START Raw data

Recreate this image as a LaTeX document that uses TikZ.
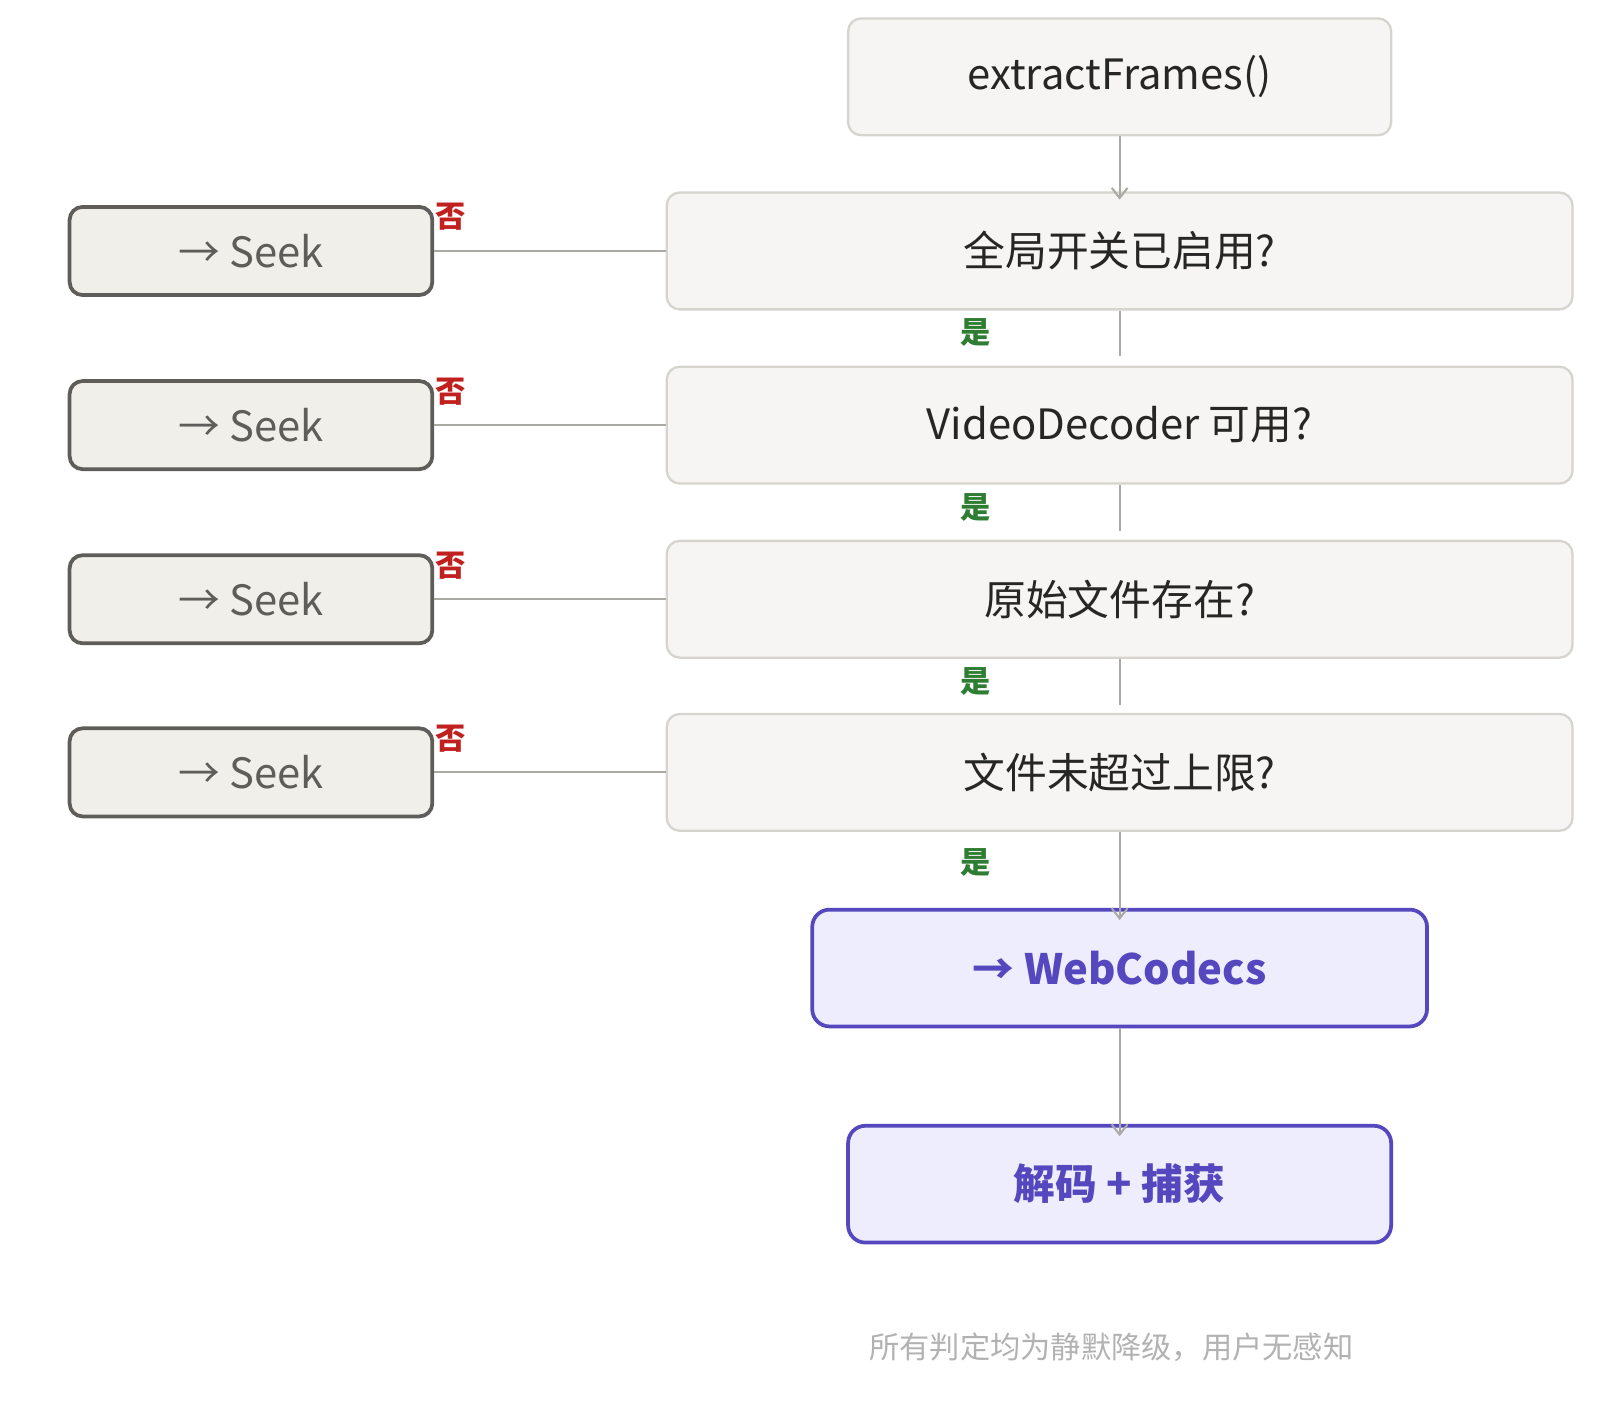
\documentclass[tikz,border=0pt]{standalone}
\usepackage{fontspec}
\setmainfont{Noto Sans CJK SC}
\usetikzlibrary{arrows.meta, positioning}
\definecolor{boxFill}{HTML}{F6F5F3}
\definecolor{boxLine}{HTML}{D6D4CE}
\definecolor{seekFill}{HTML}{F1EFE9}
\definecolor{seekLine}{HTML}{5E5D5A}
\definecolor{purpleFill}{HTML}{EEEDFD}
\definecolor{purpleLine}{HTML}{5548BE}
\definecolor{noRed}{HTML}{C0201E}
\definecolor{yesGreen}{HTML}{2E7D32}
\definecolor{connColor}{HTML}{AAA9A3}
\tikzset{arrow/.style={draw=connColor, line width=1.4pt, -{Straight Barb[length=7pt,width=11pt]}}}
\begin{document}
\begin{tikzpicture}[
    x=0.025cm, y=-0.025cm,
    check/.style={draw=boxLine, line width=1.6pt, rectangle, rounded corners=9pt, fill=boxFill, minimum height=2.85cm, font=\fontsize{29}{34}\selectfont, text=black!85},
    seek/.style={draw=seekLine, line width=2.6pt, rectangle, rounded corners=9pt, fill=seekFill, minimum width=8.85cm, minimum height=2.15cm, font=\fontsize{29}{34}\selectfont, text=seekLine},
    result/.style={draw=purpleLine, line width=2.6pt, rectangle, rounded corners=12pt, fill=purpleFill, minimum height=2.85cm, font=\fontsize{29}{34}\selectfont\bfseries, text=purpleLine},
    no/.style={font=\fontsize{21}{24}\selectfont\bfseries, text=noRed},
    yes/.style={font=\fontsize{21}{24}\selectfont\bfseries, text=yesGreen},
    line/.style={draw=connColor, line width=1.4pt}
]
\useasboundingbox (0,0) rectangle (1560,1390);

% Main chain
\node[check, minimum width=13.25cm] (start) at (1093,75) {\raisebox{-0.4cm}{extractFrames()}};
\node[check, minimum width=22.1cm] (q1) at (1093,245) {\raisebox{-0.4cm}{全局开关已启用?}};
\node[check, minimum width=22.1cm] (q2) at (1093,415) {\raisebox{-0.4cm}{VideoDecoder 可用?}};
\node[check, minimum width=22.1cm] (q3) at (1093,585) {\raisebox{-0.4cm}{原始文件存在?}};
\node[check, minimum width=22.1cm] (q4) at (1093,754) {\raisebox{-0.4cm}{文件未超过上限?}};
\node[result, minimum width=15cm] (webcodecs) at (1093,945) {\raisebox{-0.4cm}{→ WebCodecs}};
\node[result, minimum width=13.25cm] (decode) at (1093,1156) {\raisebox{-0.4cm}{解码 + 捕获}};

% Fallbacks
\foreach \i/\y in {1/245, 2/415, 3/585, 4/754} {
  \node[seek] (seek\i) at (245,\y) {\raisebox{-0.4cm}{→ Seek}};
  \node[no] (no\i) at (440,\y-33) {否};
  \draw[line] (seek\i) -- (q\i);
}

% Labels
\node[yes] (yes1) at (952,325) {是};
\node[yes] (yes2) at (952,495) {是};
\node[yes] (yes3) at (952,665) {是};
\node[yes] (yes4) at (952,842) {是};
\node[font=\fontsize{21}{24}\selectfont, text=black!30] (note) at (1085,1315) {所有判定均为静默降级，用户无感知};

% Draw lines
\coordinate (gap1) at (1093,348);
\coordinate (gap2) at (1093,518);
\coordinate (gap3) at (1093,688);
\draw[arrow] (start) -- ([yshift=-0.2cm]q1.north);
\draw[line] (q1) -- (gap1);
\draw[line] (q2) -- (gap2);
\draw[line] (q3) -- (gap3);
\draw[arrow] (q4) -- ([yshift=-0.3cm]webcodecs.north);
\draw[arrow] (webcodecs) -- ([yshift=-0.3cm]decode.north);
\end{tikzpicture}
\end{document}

END Raw data

■ Short exercise ■
Your task is an exact transcription of all the data, minus the pictures.

■ Response to the task ■
Recreate this image as a LaTeX document that uses TikZ.
\documentclass[tikz,border=0pt]{standalone}
\usepackage{fontspec}
\setmainfont{Noto Sans CJK SC}
\usetikzlibrary{arrows.meta, positioning}
\definecolor{boxFill}{HTML}{F6F5F3}
\definecolor{boxLine}{HTML}{D6D4CE}
\definecolor{seekFill}{HTML}{F1EFE9}
\definecolor{seekLine}{HTML}{5E5D5A}
\definecolor{purpleFill}{HTML}{EEEDFD}
\definecolor{purpleLine}{HTML}{5548BE}
\definecolor{noRed}{HTML}{C0201E}
\definecolor{yesGreen}{HTML}{2E7D32}
\definecolor{connColor}{HTML}{AAA9A3}
\tikzset{arrow/.style={draw=connColor, line width=1.4pt, -{Straight Barb[length=7pt,width=11pt]}}}
\begin{document}
\begin{tikzpicture}[
    x=0.025cm, y=-0.025cm,
    check/.style={draw=boxLine, line width=1.6pt, rectangle, rounded corners=9pt, fill=boxFill, minimum height=2.85cm, font=\fontsize{29}{34}\selectfont, text=black!85},
    seek/.style={draw=seekLine, line width=2.6pt, rectangle, rounded corners=9pt, fill=seekFill, minimum width=8.85cm, minimum height=2.15cm, font=\fontsize{29}{34}\selectfont, text=seekLine},
    result/.style={draw=purpleLine, line width=2.6pt, rectangle, rounded corners=12pt, fill=purpleFill, minimum height=2.85cm, font=\fontsize{29}{34}\selectfont\bfseries, text=purpleLine},
    no/.style={font=\fontsize{21}{24}\selectfont\bfseries, text=noRed},
    yes/.style={font=\fontsize{21}{24}\selectfont\bfseries, text=yesGreen},
    line/.style={draw=connColor, line width=1.4pt}
]
\useasboundingbox (0,0) rectangle (1560,1390);

% Main chain
\node[check, minimum width=13.25cm] (start) at (1093,75) {\raisebox{-0.4cm}{extractFrames()}};
\node[check, minimum width=22.1cm] (q1) at (1093,245) {\raisebox{-0.4cm}{全局开关已启用?}};
\node[check, minimum width=22.1cm] (q2) at (1093,415) {\raisebox{-0.4cm}{VideoDecoder 可用?}};
\node[check, minimum width=22.1cm] (q3) at (1093,585) {\raisebox{-0.4cm}{原始文件存在?}};
\node[check, minimum width=22.1cm] (q4) at (1093,754) {\raisebox{-0.4cm}{文件未超过上限?}};
\node[result, minimum width=15cm] (webcodecs) at (1093,945) {\raisebox{-0.4cm}{→ WebCodecs}};
\node[result, minimum width=13.25cm] (decode) at (1093,1156) {\raisebox{-0.4cm}{解码 + 捕获}};

% Fallbacks
\foreach \i/\y in {1/245, 2/415, 3/585, 4/754} {
  \node[seek] (seek\i) at (245,\y) {\raisebox{-0.4cm}{→ Seek}};
  \node[no] (no\i) at (440,\y-33) {否};
  \draw[line] (seek\i) -- (q\i);
}

% Labels
\node[yes] (yes1) at (952,325) {是};
\node[yes] (yes2) at (952,495) {是};
\node[yes] (yes3) at (952,665) {是};
\node[yes] (yes4) at (952,842) {是};
\node[font=\fontsize{21}{24}\selectfont, text=black!30] (note) at (1085,1315) {所有判定均为静默降级，用户无感知};

% Draw lines
\coordinate (gap1) at (1093,348);
\coordinate (gap2) at (1093,518);
\coordinate (gap3) at (1093,688);
\draw[arrow] (start) -- ([yshift=-0.2cm]q1.north);
\draw[line] (q1) -- (gap1);
\draw[line] (q2) -- (gap2);
\draw[line] (q3) -- (gap3);
\draw[arrow] (q4) -- ([yshift=-0.3cm]webcodecs.north);
\draw[arrow] (webcodecs) -- ([yshift=-0.3cm]decode.north);
\end{tikzpicture}
\end{document}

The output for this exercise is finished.